Insanities are a game concept that should not be confused with real-life mental illnesses or conditions. While there are some overlaps, e.g. some real-life phobias that can be reasonably modeled using in-game Phobias, there are also many real-life mental conditions that are not well modeled by this system. Players should be cautious about attempting to represent such a condition using this system, as a poor representation may be harmful or disrespectful to those with such conditions. See the code of conduct for more information about respectful play.
Insanity is Common
The borders of the Throne are constantly beset by the terrors of the night and their accompanying afflictions, and Luisant is no exception. In such places where Mankind is embattled with these forces, sins and their accompanying Insanities are fairly common.
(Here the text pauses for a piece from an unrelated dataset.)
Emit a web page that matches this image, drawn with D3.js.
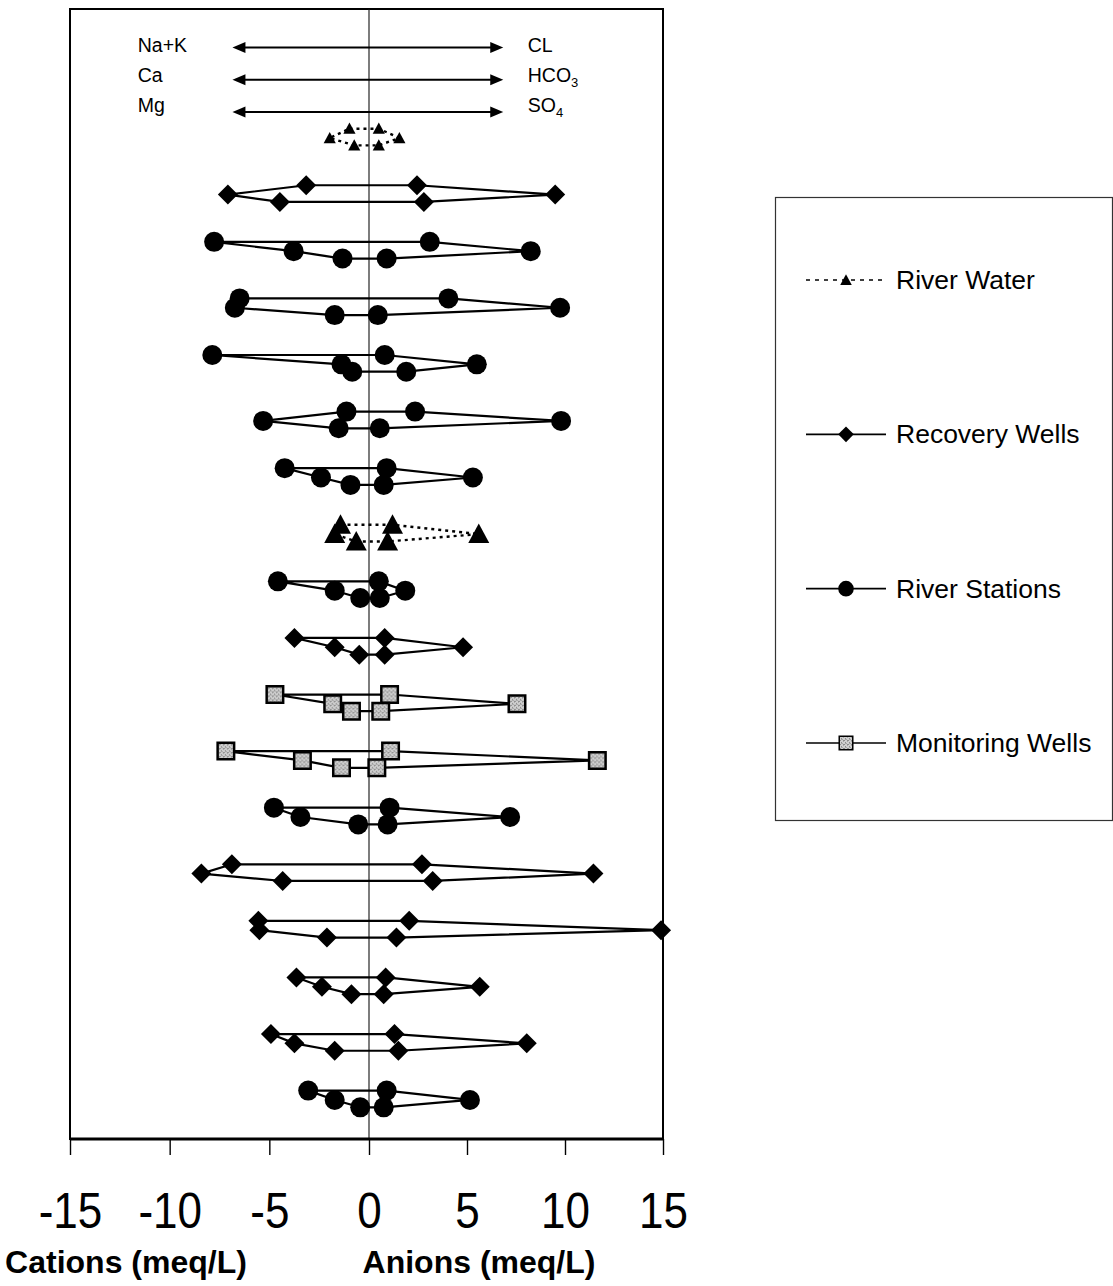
<!DOCTYPE html>
<html>
<head>
<meta charset="utf-8">
<script src="https://cdn.jsdelivr.net/npm/d3@7"></script>
<style>
  body { margin: 0; background: #fff; }
  svg { display: block; }
  text { font-family: "Liberation Sans", Arial, Helvetica, sans-serif; fill: #000; }
</style>
</head>
<body>
<svg id="chart" width="1113" height="1286"></svg>
<script>
// ---- Stiff diagram data (meq/L), one entry per sample, listed top to bottom ----
const sampleType = [
  "River Water", "Recovery Wells", "River Stations", "River Stations", "River Stations",
  "River Stations", "River Stations", "River Water", "River Stations", "Recovery Wells",
  "Monitoring Wells", "Monitoring Wells", "River Stations", "Recovery Wells", "Recovery Wells",
  "Recovery Wells", "Recovery Wells", "River Stations"
];
// cations (plotted to the left of zero)
const naK  = [0.98, 3.15, 7.77, 6.49, 7.86, 1.13, 4.23, 1.43, 4.57, 3.74, 4.72, 7.18, 4.77, 6.88, 5.55, 3.64, 4.92, 3.05];
const ca   = [1.97, 7.08, 3.78, 6.73, 1.38, 5.31, 2.41, 1.72, 1.72, 1.72, 1.82, 3.34, 3.44, 8.41, 5.50, 2.36, 3.74, 1.72];
const mg   = [0.74, 4.47, 1.33, 1.72, 0.84, 1.52, 0.93, 0.64, 0.44, 0.49, 0.88, 1.38, 0.54, 4.33, 2.11, 0.88, 1.72, 0.44];
// anions (plotted to the right of zero)
const cl   = [0.50, 2.45, 3.10, 4.05, 0.80, 2.35, 0.90, 1.20, 0.50, 0.80, 1.05, 1.10, 1.05, 2.70, 2.05, 0.85, 1.30, 0.90];
const hco3 = [1.55, 9.50, 8.25, 9.75, 5.50, 9.80, 5.30, 5.60, 1.85, 4.80, 7.55, 11.65, 7.20, 11.45, 14.90, 5.65, 8.05, 5.15];
const so4  = [0.50, 2.80, 0.90, 0.45, 1.90, 0.55, 0.75, 0.95, 0.55, 0.80, 0.60, 0.40, 0.95, 3.25, 1.40, 0.75, 1.50, 0.75];

const tickValues = [-15, -10, -5, 0, 5, 10, 15];
const cationLabels = ["Na+K", "Ca", "Mg"];
const anionLabels = [["CL", ""], ["HCO", "3"], ["SO", "4"]];
const legendItems = ["River Water", "Recovery Wells", "River Stations", "Monitoring Wells"];
const xTitles = ["Cations (meq/L)", "Anions (meq/L)"];

// ---- layout ----
const plot = { left: 70, right: 663, top: 9, bottom: 1139 };
const svg = d3.select("#chart");

const x = d3.scaleLinear().domain([-15, 0, 15]).range([plot.left, 369, plot.right]);
// vertical position in "row" units: sample i is centred on row i
const y = d3.scaleLinear().domain([-2.28, 17.69]).range([plot.top, plot.bottom]);
const levelOffset = [-0.165, 0, 0.13];    // top / middle / bottom ion pair of each diagram
const headerRow = [-1.6, -1.03, -0.46];   // ion key arrows
const headerTextRow = [-1.52, -0.99, -0.46];
const arrowReach = 6.85;

// grainy grey fill used for the monitoring well squares
const defs = svg.append("defs");
const pat = defs.append("pattern").attr("id", "grain")
  .attr("width", 4).attr("height", 4).attr("patternUnits", "userSpaceOnUse");
pat.append("rect").attr("width", 4).attr("height", 4).attr("fill", "#cfcfcf");
[[0, 0], [2, 1], [1, 2], [3, 3], [3, 0], [1, 1]].forEach(([px, py], k) => {
  pat.append("rect").attr("x", px).attr("y", py).attr("width", 1).attr("height", 1)
    .attr("fill", k % 2 ? "#8c8c8c" : "#a6a6a6");
});

// ---- symbol shapes (size = full width in px) ----
const shapes = {
  diamond: { draw(c, s) { const h = s / 2; c.moveTo(0, -h); c.lineTo(h, 0); c.lineTo(0, h); c.lineTo(-h, 0); c.closePath(); } },
  circle:  { draw(c, s) { const r = s / 2; c.moveTo(r, 0); c.arc(0, 0, r, 0, 2 * Math.PI); } },
  square:  { draw(c, s) { const h = s / 2; c.rect(-h, -h, s, s); } },
  triangle:{ draw(c, s) { const h = s / 2; c.moveTo(0, -h); c.lineTo(h, h * 0.85); c.lineTo(-h, h * 0.85); c.closePath(); } }
};
const typeStyle = {
  "River Water":      { shape: "triangle", size: 21, fill: "#000", stroke: "none", sw: 0, dash: "3,4", lw: 2.4 },
  "Recovery Wells":   { shape: "diamond",  size: 20, fill: "#000", stroke: "none", sw: 0, dash: null, lw: 2.2 },
  "River Stations":   { shape: "circle",   size: 20, fill: "#000", stroke: "none", sw: 0, dash: null, lw: 2.2 },
  "Monitoring Wells": { shape: "square",   size: 16.5, fill: "url(#grain)", stroke: "#000", sw: 2.5, dash: null, lw: 2.2 }
};
const compactRows = new Set([0]);   // first river water sample drawn with small markers

// ---- frame ----
svg.append("rect")
  .attr("x", plot.left).attr("y", plot.top)
  .attr("width", plot.right - plot.left).attr("height", plot.bottom - plot.top)
  .attr("fill", "none").attr("stroke", "#000").attr("stroke-width", 2);

// zero line
svg.append("line")
  .attr("x1", x(0)).attr("x2", x(0)).attr("y1", plot.top).attr("y2", plot.bottom)
  .attr("stroke", "#111").attr("stroke-width", 1.1);

// ---- x axis ----
const axis = svg.append("g").attr("transform", `translate(0,${plot.bottom})`)
  .call(d3.axisBottom(x).tickValues(tickValues).tickSize(16).tickFormat(d3.format("d")));
axis.select(".domain").attr("stroke", "#000").attr("stroke-width", 2.8).attr("d", `M${plot.left},0H${plot.right}`);
axis.selectAll(".tick line").attr("stroke", "#000").attr("stroke-width", 1.4);
axis.selectAll(".tick text")
  .attr("y", 89).attr("dy", 0)
  .attr("transform", "scale(0.88,1)")
  .style("font-family", '"Liberation Sans", Arial, sans-serif')
  .style("font-size", "50px").attr("fill", "#000")
  .text(d => d < 0 ? "-" + Math.abs(d) : d);

svg.selectAll(".xtitle").data(xTitles).join("text")
  .attr("class", "xtitle")
  .attr("x", (d, i) => i === 0 ? 126 : 479)
  .attr("y", 1273)
  .attr("text-anchor", "middle")
  .style("font-size", "32px").style("font-weight", "bold")
  .text(d => d);

// ---- ion key with double-headed arrows ----
const head = 13, headHalf = 5.5;
const key = svg.append("g");
headerRow.forEach((r, i) => {
  const yy = y(r), x0 = x(-arrowReach), x1 = x(arrowReach);
  key.append("line").attr("x1", x0 + head - 2).attr("x2", x1 - head + 2)
    .attr("y1", yy).attr("y2", yy).attr("stroke", "#000").attr("stroke-width", 2);
  key.append("path").attr("d", `M${x0},${yy}L${x0 + head},${yy - headHalf}L${x0 + head},${yy + headHalf}Z`).attr("fill", "#000");
  key.append("path").attr("d", `M${x1},${yy}L${x1 - head},${yy - headHalf}L${x1 - head},${yy + headHalf}Z`).attr("fill", "#000");
});
key.selectAll(".cat").data(cationLabels).join("text")
  .attr("x", x(-11.6)).attr("y", (d, i) => y(headerTextRow[i]))
  .style("font-size", "19.5px").text(d => d);
const an = key.selectAll(".an").data(anionLabels).join("text")
  .attr("x", x(8.1)).attr("y", (d, i) => y(headerTextRow[i]))
  .style("font-size", "19.5px");
an.append("tspan").text(d => d[0]);
an.append("tspan").attr("dy", 5).style("font-size", "13px").text(d => d[1]);

// ---- Stiff polygons ----
const line = d3.line().x(d => x(d[0])).y(d => y(d[1])).curve(d3.curveLinearClosed);
const samples = sampleType.map((t, i) => {
  const [t0, t1, t2] = levelOffset.map(o => i + o);
  return {
    type: t, row: i,
    pts: [[-naK[i], t0], [cl[i], t0], [hco3[i], t1], [so4[i], t2], [-mg[i], t2], [-ca[i], t1]]
  };
});

const g = svg.append("g");
g.selectAll("path.stiff").data(samples).join("path")
  .attr("class", "stiff")
  .attr("d", d => line(d.pts))
  .attr("fill", "none")
  .attr("stroke", "#000")
  .attr("stroke-width", d => typeStyle[d.type].lw)
  .attr("stroke-dasharray", d => typeStyle[d.type].dash)
  .attr("stroke-linejoin", "round");

const symbolFor = (type, scale) => {
  const st = typeStyle[type];
  return d3.symbol().type(shapes[st.shape]).size(st.size * scale)();
};
samples.forEach(s => {
  const st = typeStyle[s.type];
  const k = compactRows.has(s.row) ? 0.58 : 1;
  g.append("g").selectAll("path").data(s.pts).join("path")
    .attr("transform", d => `translate(${x(d[0])},${y(d[1])})`)
    .attr("d", symbolFor(s.type, k))
    .attr("fill", st.fill)
    .attr("stroke", st.stroke)
    .attr("stroke-width", st.sw);
});

// ---- legend ----
const lg = svg.append("g");
lg.append("rect").attr("x", 775.5).attr("y", 197.5).attr("width", 337).attr("height", 623)
  .attr("fill", "#fff").attr("stroke", "#333").attr("stroke-width", 1.2);
const legendY = d3.scalePoint().domain(legendItems).range([280, 743]);
const legendScale = { "River Water": 0.55, "Recovery Wells": 0.78, "River Stations": 0.78, "Monitoring Wells": 0.82 };
legendItems.forEach(name => {
  const st = typeStyle[name];
  const yy = legendY(name);
  lg.append("line").attr("x1", 806).attr("x2", 886).attr("y1", yy).attr("y2", yy)
    .attr("stroke", "#000").attr("stroke-width", 1.6)
    .attr("stroke-dasharray", st.dash ? "4,5" : null);
  lg.append("path").attr("transform", `translate(846,${yy})`)
    .attr("d", symbolFor(name, legendScale[name]))
    .attr("fill", st.fill).attr("stroke", st.stroke).attr("stroke-width", st.sw ? 1.5 : 0);
  lg.append("text").attr("x", 896).attr("y", yy + 9)
    .style("font-size", "26.5px").text(name);
});
</script>
</body>
</html>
A good half the population of the town has at least one by the time they reach middle age, and many have more. These tend to be considered simply personality quirks. As with depravity, a single powerful insanity is more remarkable than a handful of mild ones.
The most typical sources of Insanity are exceeding the Depravity threshold, and effects from inhuman entities, including Malefic. It is widely known and expected that those who spend a long time in the forest are affected by it.
Insanity Is A Source Of Character Development
The purpose of the system is not to punish characters or players, but to represent and encourage a character’s change in response to stresses, choices and circumstances.
In particular, mild insanities are not intended to be serious hindrances. While more severe insanities become increasingly detrimental, and Crippling insanities can reasonably lead to character endings, they are also generally not surprises – insanities are intended to build over time; barring truly extraordinary circumstances, a character will not jump from nothing to a Crippling insanity in one event.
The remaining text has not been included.